Judicial Workload: A Separation of Powers Approach
Why is the Supreme Court’s docket shrinking? This topic has gained national media attention, but has been largely ignored by researchers. Despite the wealth of knowledge on what types of cases are granted review, little is known about the factors that influence the size of the docket from term to term. I find evidence that separation of powers dynamics influence Supreme Court justices’ agenda-setting behavior. In particular, the more constrained the Supreme Court is by the other branches of government, the fewer cases it will decide to hear. This, along with other institutional changes like the Case Selections Act of 1988 and justice turnover, are largely to responsible for the general decrease in the Court’s caseload overtime.
The Electoral Purpose of Senatorial Grandstanding during Supreme Court Confirmation Hearings
with Jessica A. Schoenherr and Miles T. Armaly
U.S. Supreme Court confirmation hearings provide senators with an opportunity to engage a potential justice on a nationwide stage. Senators probe for information about the potential justice’s future behavior on the bench. Nominees bob and weave through the tangle of questions, oscillating between forthcoming and vague responses. Such behavior encourages popular narratives that characterize this intricate dance as a “vapid and hollow charade” or an “exercise in obfuscation.” We challenge this wisdom and argue that senators use these hearings to provide meaningful representation to their constituents while simultaneously supporting co-partisan efforts to contest or champion the nominee. We examine the exchanges in 185 senator-nominee pairings that span nearly 30 years of confirmation hearings. Our results show that senators from both parties increase their question-asking activity during divided government, when confirmation success is more dubious. High public support for the nominee in a senator’s state during divided government can attenuate this general effect, however, and senators from both parties moderate their behavior when their constituents like the nominee.

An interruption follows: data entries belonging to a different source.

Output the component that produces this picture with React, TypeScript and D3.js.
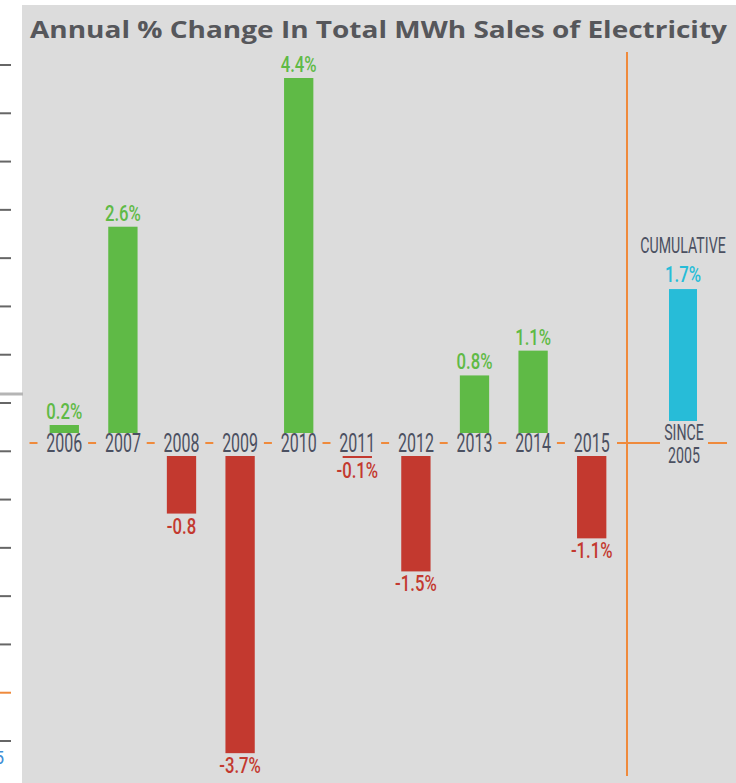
import React from "react";
import * as d3 from "d3";

const years = ["2006", "2007", "2008", "2009", "2010", "2011", "2012", "2013", "2014", "2015"];
const changes = [0.2, 2.6, -0.8, -3.7, 4.4, -0.1, -1.5, 0.8, 1.1, -1.1];
const valueLabels = ["0.2%", "2.6%", "-0.8", "-3.7%", "4.4%", "-0.1%", "-1.5%", "0.8%", "1.1%", "-1.1%"];
const cumulativeValue = 1.7;
const cumulativeLabel = "1.7%";
const cumulativeTitle = "CUMULATIVE";
const cumulativeSub = ["SINCE", "2005"];
const title = "Annual % Change In Total MWh Sales of Electricity";
const leftTickIdx = d3.range(15);

const W = 736;
const H = 783;
const GREEN = "#5fba46";
const RED = "#c3392f";
const BLUE = "#27bcd8";
const ORANGE = "#ef8a3c";
const TEXT = "#4b5061";
const BG = "#dcdcdc";

export default function App() {
  const x = d3.scaleBand<string>().domain(years).range([35, 621]).paddingInner(0.5).paddingOuter(0.25);
  const h = d3.scaleLinear().domain([0, 0.1, 0.2, 4.4]).range([0, 2, 8, 355]);
  const axisY = 443;
  const posBase = 433;
  const negBase = 456;
  const cumBase = 421;
  const cumX = 683;
  const bw = x.bandwidth();
  const step = x.step();
  const leftY = d3.scaleLinear().domain([0, 14]).range([65, 741]);

  const cond = (cx: number, cy: number, s: number) => `translate(${cx},${cy}) scale(${s},1)`;

  return (
    <svg width={W} height={H} style={{ position: "absolute", left: 0, top: 0, background: "#fff" }}>
      <rect x={0} y={0} width={W} height={H} fill="#fff" />
      <rect x={22} y={5} width={W - 22} height={H - 5} fill={BG} />

      {/* cropped left axis */}
      {leftTickIdx.map((i) => (
        <line key={i} x1={0} x2={11} y1={leftY(i)} y2={leftY(i)} stroke={i === 13 ? ORANGE : "#666"} strokeWidth={2} />
      ))}
      <line x1={0} x2={23} y1={394} y2={394} stroke="#b5b5b5" strokeWidth={3} />
      <text x={-6} y={764} fill="#3f8fd6" fontFamily="Roboto" fontSize={18}>5</text>

      {/* title */}
      <text x={30} y={38} fill="#56575b" fontFamily="'Open Sans'" fontWeight={700} fontSize={24} textLength={697} lengthAdjust="spacingAndGlyphs">
        {title}
      </text>

      {/* vertical divider */}
      <line x1={627} x2={627} y1={52} y2={776} stroke={ORANGE} strokeWidth={2} />

      {/* axis dashes */}
      {years.map((yr) => {
        const c = (x(yr) as number) + bw / 2 - step / 2 - 1.5;
        return <line key={"d" + yr} x1={c - 4} x2={c + 4} y1={axisY} y2={axisY} stroke={ORANGE} strokeWidth={2} />;
      })}
      <line x1={617} x2={660} y1={axisY} y2={axisY} stroke={ORANGE} strokeWidth={2} />
      <line x1={708} x2={727} y1={axisY} y2={axisY} stroke={ORANGE} strokeWidth={2} />

      {/* bars */}
      {years.map((yr, i) => {
        const v = changes[i];
        const bx = x(yr) as number;
        const hh = h(Math.abs(v));
        const y0 = v >= 0 ? posBase - hh : negBase;
        return <rect key={"b" + yr} x={bx} y={y0} width={bw} height={hh} fill={v >= 0 ? GREEN : RED} />;
      })}

      {/* year labels */}
      {years.map((yr) => (
        <text key={"y" + yr} transform={cond((x(yr) as number) + bw / 2, 452, 0.64)} textAnchor="middle" fill={TEXT} fontFamily="Roboto" fontSize={25}>
          {yr}
        </text>
      ))}

      {/* value labels */}
      {years.map((yr, i) => {
        const v = changes[i];
        const cx = (x(yr) as number) + bw / 2;
        const hh = h(Math.abs(v));
        const ly = v >= 0 ? posBase - hh - 6 : negBase + hh + 20;
        return (
          <text key={"v" + yr} transform={cond(cx, ly, 0.76)} textAnchor="middle" fill={v >= 0 ? GREEN : RED} fontFamily="Roboto" fontWeight={500} fontSize={22}>
            {valueLabels[i]}
          </text>
        );
      })}

      {/* cumulative */}
      <rect x={cumX - 14} y={cumBase - h(cumulativeValue)} width={28} height={h(cumulativeValue)} fill={BLUE} />
      <text transform={cond(cumX, cumBase - h(cumulativeValue) - 7, 0.76)} textAnchor="middle" fill={BLUE} fontFamily="Roboto" fontWeight={500} fontSize={22}>
        {cumulativeLabel}
      </text>
      <text transform={cond(cumX, cumBase - h(cumulativeValue) - 36, 0.63)} textAnchor="middle" fill={TEXT} fontFamily="Roboto" fontSize={22.5}>
        {cumulativeTitle}
      </text>
      {cumulativeSub.map((s, i) => (
        <text key={s} transform={cond(cumX + 1, 440 + i * 23, 0.66)} textAnchor="middle" fill={TEXT} fontFamily="Roboto" fontSize={21.5}>
          {s}
        </text>
      ))}
    </svg>
  );
}
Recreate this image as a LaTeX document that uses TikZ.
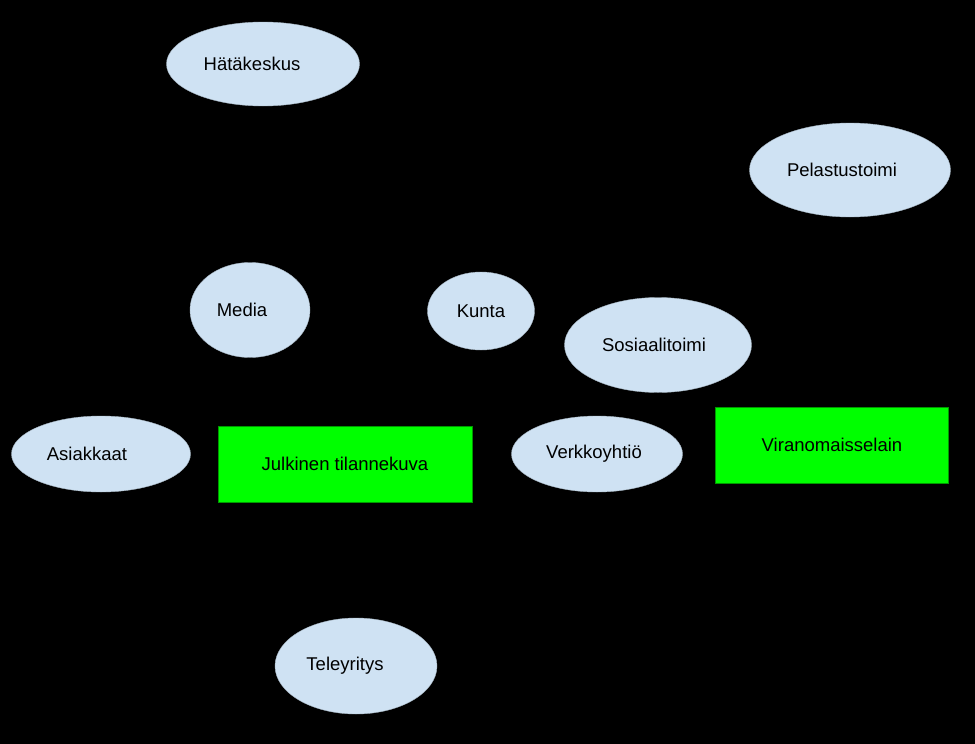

A Winning Strategy: Attorneys’ Use of Brief Citations to Appeal to Members of the Winning Coalition
with Jessica A. Schoenherr
Discussions about Supreme Court decision-making almost always devolve into conversations about attorney strategy toward the median justice. Such conversations suggest attorneys are strategic in how they approach the justices, carefully crafting their briefs and oral argument discussions to persuade at least five justices to their side. We seek to better understand how attorneys appearing before the Supreme Court appeal to the justices’ preferences and obtain their votes. Using citation data from a random sample of 75 search and seizure and Establishment Clause cases, we analyze the frequency with which attorneys cite sitting Supreme Court justices’ past decisions and the factors that influence their decision to do so. We then use that information to see if the attorneys’ strategic behavior effectively convinces the justices to side with them. We find that it does. Our results suggest that attorneys target ideologically-congruent justices as well as the median justice, and their decision to do so improves their likelihood of winning a justice’s vote.
Court Curbing and Subjective Public Perceptions of Supreme Court Politicalness
with Miles T. Armaly
Public perceptions of the U.S. Supreme Court, and whether such perceptions impact Court behavior, is one of the more important relationships in judicial politics. Previous research has shown that the Court retrains its use of judicial review when it believes the public is sending signals of dissatisfaction via a hostile Congress. We argue that (a) Congress may have difficulty detecting actual displeasure and (b) the Court is more likely to respond to subjective, as opposed to objective, assessments of its deviation from public will. Unfortunately, researchers often study these types of questions with limited data options, particularly over time. We first discuss an underused source of data and then, using state space modeling, address these limitations by producing a measure of “politicalness” – the mass public’s perception of how political the Court is – from 1986-2015. This produces a measure that gauges subjective public attitudes toward the Court. We highlight what produces dynamics in this series and provide evidence that it behaves differently than similar objective measures. Using politicalness, we find that the use of judicial review is not contingent on subjective public disapproval.